Vadim Antonov's Grail

David Jeske jeske@home.chat.net
Mon, 4 Jan 1999 10:48:09 -0800


On Mon, Jan 04, 1999 at 09:56:37AM +0000, Fco. J. Ballesteros wrote:
> Laurent Martelli writes:
>  > files are the biggest flaw in unix systems, because when you have a
>  > file, you don't known how to interpret it, since there's no meta-data
> 
> The one who created the file (human|app) knows. And most of the time,
> the file (i.e. #!...) knows too.

But the system dosn't know who created the file. For example, on
Linux, rpm is capable of telling you what package reciept owns a file,
but if you go into /etc, almost all the files are owned by
"setup-1.9-2" or something like that. 

Another problem is that when a program has to deal with a linux
configuration file, you have no idea what version of the file it's
expecting.

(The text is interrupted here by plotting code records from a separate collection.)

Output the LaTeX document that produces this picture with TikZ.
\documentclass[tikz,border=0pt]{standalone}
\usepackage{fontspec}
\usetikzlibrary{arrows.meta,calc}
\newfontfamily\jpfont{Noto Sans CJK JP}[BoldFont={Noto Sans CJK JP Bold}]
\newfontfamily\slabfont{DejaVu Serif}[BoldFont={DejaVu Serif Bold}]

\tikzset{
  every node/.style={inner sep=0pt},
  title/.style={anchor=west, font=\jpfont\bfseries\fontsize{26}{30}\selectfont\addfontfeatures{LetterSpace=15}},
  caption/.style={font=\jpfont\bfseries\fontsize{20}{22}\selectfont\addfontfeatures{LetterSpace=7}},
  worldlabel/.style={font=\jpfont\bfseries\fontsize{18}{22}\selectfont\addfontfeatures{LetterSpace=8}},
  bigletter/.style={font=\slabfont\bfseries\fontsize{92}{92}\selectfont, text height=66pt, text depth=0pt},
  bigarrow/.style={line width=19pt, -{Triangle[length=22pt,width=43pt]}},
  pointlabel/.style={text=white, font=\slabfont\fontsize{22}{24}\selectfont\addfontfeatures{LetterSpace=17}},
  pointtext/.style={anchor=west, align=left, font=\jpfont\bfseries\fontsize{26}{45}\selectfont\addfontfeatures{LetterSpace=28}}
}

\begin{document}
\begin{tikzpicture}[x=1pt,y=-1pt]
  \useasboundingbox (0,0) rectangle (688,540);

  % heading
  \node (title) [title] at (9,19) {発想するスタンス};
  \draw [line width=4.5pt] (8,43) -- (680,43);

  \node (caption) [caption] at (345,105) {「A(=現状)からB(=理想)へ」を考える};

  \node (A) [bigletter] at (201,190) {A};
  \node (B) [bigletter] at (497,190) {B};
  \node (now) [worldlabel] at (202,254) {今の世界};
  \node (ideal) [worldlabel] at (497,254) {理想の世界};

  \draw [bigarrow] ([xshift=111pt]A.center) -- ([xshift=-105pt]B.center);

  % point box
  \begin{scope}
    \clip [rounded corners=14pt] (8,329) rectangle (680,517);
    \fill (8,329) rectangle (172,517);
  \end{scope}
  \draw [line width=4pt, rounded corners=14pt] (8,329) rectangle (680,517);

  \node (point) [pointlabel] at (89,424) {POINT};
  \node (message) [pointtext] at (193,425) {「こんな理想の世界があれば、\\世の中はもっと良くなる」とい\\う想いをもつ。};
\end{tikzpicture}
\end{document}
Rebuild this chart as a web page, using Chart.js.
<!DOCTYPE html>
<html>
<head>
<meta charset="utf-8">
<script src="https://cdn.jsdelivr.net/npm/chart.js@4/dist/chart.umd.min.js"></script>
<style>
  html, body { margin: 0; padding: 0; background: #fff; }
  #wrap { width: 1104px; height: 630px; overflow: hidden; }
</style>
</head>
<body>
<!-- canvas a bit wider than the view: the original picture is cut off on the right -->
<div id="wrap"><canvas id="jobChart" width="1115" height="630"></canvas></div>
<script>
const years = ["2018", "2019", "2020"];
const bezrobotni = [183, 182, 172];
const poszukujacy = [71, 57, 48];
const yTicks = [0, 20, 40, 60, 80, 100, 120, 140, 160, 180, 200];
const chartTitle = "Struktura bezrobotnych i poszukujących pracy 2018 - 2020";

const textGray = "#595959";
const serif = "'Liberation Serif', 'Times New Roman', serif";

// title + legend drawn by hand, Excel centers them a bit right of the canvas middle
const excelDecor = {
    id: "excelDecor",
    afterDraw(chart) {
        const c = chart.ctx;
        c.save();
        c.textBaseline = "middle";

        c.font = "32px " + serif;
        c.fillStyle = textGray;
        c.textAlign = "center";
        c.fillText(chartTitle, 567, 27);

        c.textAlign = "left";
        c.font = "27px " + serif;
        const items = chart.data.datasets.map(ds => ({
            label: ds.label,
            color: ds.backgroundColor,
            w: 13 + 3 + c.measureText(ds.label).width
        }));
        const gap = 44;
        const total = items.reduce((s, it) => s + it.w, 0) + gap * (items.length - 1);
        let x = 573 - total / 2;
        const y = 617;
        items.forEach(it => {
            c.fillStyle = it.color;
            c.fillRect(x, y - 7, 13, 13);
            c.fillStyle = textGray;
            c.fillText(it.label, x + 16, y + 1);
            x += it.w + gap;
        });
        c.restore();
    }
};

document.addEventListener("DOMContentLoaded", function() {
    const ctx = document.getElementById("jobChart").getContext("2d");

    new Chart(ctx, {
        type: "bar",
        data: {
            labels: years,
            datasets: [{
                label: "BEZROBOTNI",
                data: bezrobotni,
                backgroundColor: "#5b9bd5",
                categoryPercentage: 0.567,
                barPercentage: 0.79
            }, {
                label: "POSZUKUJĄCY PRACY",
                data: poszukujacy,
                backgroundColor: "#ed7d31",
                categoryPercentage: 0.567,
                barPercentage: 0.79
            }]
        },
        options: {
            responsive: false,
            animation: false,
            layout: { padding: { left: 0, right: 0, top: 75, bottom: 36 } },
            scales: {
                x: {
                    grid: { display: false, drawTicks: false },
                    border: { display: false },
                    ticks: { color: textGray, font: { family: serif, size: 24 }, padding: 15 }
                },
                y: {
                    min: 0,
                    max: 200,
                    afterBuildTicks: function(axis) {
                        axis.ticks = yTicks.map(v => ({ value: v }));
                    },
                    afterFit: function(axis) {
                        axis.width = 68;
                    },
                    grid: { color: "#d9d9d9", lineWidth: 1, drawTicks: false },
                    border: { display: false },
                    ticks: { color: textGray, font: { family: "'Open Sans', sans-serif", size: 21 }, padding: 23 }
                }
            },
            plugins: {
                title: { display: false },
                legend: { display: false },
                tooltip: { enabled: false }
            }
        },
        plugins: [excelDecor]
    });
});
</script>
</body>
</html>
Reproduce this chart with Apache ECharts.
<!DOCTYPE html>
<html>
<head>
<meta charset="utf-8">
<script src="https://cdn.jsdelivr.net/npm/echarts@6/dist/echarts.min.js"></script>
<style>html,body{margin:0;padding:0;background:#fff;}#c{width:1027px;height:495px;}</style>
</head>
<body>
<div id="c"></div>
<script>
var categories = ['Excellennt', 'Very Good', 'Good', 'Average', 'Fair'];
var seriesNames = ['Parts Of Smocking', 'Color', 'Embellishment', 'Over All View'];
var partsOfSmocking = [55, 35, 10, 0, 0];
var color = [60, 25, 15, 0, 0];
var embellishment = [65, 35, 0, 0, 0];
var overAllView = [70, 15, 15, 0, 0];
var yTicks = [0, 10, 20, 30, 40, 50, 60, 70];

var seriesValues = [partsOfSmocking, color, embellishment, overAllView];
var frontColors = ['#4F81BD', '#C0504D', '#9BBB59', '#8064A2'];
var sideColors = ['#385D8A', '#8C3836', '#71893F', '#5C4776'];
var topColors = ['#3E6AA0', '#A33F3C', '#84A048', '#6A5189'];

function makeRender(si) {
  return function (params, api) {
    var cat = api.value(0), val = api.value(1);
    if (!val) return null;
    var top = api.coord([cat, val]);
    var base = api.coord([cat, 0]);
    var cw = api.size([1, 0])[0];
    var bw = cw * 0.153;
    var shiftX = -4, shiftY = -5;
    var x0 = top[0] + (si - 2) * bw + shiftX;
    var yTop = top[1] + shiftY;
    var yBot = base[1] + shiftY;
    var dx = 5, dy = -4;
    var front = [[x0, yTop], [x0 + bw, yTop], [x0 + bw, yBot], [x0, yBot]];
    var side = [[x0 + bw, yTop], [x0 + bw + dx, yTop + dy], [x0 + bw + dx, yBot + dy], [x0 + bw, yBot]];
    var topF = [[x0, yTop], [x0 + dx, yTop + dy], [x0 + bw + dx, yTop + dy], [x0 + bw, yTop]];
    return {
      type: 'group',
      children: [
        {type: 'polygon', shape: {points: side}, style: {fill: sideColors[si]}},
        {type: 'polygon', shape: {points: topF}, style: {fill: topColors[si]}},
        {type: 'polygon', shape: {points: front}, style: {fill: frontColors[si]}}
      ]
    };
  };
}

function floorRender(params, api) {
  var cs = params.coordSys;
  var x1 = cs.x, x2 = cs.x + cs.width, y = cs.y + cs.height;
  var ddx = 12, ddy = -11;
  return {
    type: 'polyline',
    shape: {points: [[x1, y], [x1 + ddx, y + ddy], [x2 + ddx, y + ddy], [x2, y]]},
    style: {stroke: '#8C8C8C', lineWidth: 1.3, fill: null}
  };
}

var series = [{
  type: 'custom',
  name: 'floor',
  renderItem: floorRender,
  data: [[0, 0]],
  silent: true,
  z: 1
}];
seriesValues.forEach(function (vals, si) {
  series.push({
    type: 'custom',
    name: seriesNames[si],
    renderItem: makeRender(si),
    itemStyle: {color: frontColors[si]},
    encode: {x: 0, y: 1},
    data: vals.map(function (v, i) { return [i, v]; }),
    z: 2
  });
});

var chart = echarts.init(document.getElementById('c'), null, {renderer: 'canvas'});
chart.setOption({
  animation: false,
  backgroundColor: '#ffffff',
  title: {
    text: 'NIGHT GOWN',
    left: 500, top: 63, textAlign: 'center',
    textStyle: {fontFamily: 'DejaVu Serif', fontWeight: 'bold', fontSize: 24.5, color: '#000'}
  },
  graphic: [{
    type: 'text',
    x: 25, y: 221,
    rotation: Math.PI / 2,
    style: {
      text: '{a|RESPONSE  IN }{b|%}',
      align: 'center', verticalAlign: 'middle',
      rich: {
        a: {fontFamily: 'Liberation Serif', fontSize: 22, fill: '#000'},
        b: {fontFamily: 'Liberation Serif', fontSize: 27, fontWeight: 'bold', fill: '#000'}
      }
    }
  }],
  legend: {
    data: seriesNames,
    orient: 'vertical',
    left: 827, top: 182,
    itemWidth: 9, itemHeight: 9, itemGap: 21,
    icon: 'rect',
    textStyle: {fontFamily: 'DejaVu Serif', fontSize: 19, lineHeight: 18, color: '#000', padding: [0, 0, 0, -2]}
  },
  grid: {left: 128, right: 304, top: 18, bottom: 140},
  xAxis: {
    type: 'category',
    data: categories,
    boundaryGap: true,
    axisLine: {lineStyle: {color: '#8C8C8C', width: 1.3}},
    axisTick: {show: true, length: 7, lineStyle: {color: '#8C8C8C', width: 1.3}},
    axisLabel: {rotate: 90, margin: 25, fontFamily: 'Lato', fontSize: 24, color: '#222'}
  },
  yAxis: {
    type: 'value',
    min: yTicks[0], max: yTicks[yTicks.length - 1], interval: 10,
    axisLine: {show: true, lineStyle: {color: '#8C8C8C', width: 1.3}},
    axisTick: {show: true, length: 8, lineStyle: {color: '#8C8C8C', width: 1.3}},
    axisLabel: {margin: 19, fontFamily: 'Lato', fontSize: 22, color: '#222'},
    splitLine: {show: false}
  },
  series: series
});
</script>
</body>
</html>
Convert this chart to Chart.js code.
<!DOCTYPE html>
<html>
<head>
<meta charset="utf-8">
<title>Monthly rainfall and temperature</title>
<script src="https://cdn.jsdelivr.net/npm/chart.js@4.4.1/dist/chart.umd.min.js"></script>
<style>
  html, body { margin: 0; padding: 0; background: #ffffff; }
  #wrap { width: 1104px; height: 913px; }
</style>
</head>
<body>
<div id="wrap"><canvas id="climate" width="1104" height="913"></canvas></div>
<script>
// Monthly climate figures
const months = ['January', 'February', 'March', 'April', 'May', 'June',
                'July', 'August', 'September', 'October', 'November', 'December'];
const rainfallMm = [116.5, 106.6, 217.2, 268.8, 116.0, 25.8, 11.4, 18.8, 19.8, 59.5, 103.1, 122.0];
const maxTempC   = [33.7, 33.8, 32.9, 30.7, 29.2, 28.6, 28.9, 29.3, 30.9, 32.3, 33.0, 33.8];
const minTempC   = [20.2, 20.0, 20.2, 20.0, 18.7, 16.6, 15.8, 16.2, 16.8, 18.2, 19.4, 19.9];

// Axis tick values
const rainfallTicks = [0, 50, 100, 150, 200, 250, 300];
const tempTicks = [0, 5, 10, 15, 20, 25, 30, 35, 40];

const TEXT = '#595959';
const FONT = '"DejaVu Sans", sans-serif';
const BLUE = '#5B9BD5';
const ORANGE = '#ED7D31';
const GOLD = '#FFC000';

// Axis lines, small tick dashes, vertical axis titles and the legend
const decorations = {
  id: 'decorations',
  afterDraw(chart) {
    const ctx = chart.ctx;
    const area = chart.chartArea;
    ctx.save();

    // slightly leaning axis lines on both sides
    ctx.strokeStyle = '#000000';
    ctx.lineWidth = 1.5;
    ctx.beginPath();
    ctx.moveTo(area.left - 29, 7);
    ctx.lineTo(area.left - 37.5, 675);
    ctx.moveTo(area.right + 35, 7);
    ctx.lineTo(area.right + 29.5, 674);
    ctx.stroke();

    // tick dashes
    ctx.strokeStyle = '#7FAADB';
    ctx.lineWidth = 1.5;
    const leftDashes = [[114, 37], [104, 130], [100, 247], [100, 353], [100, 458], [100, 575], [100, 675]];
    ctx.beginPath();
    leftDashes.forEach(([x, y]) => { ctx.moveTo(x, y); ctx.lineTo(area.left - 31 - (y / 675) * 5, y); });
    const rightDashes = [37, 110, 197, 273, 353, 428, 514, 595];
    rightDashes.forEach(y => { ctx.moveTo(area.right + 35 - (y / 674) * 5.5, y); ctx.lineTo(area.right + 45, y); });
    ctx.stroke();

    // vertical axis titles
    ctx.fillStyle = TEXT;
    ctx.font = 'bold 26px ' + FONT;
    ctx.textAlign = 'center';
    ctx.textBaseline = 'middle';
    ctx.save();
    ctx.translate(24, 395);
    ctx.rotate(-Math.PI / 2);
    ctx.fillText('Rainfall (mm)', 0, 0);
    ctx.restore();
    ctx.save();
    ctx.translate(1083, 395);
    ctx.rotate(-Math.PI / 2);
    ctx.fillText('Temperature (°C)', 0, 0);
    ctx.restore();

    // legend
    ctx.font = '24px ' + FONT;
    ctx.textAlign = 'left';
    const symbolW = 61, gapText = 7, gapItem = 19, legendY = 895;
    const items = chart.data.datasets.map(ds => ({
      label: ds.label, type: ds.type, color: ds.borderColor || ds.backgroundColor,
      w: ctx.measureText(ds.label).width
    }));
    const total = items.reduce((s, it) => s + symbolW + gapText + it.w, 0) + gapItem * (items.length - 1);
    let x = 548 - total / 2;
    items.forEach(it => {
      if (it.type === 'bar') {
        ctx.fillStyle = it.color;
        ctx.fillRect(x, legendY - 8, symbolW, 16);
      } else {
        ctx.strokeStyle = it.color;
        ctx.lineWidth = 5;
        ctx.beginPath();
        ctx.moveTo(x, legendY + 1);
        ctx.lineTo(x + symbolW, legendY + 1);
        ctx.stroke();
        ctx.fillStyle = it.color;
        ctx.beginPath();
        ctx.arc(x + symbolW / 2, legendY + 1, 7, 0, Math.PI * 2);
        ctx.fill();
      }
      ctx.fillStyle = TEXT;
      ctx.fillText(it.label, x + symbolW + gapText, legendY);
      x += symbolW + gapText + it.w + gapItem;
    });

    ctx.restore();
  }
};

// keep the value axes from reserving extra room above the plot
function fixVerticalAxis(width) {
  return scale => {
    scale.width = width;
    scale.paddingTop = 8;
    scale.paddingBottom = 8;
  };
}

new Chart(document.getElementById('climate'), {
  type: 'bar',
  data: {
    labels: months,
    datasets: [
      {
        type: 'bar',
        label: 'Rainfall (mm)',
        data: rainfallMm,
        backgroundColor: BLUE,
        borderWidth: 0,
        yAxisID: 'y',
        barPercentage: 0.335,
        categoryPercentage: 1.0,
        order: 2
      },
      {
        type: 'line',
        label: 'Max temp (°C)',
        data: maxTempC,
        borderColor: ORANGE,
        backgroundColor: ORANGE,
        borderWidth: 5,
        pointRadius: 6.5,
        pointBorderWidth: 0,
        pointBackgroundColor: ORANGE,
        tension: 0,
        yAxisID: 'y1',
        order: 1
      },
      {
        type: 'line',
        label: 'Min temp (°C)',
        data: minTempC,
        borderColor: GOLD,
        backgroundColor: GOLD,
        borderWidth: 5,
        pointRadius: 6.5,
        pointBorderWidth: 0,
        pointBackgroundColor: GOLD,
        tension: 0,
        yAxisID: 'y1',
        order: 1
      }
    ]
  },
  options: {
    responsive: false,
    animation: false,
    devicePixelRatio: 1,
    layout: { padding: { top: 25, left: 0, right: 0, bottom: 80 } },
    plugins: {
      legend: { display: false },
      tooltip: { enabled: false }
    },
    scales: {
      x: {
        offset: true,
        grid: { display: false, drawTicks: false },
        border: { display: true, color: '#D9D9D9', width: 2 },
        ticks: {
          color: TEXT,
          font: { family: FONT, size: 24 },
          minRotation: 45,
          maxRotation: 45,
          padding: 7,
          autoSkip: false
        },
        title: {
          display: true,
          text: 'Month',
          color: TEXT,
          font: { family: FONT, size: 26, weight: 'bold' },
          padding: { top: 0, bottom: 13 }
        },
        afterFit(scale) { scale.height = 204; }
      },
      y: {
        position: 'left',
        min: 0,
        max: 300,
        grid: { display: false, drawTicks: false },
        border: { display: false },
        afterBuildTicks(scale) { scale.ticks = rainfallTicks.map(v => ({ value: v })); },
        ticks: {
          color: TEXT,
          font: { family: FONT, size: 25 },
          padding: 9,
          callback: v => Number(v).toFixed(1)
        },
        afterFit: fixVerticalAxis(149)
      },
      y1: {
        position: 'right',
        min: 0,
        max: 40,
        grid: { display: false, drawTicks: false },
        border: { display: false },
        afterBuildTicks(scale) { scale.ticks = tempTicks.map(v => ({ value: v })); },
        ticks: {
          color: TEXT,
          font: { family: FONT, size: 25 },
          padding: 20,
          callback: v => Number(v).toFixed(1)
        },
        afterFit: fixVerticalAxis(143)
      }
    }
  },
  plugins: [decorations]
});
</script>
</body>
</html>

For example, imagine you write a program which has to deal
directly with fstab, and the fileformat for fstab at the time is:

<device>     <mount point>    <fs type>     <options>

Then, sometime later they change the fstab format to be. (i.e. they
_did this_ in Linux):

<device>   <mounot point>  <fs type> <options> <dump frequency> <check passno>

If you run that old software and it opens "/etc/fstab", you have no
idea which version it's expecting. So even if you had some fancy way
to redirect and give it an 'emulated' version (which you don't on
standard UNIX), you couldn't, because you don't know what version it
was expecting.

What you want, is to have symbol style dependencies for all external
references. When you reference a libc function, the executable has an
import dependency which says something like "libc-5.2.1"->"write()". If
we removed the entire concept of using the filesystem to locate
information, then we could do this kind of version dependency of any
data. 

If you accessed fstab, you would reference the symbol "unix_etc-1.2.2"
-> "fstab". If we changed the format of fstab in the new version of
"unix_etc", then we could provide code to allow legacy programs to see
it in the 'legacy way' without any of the new features.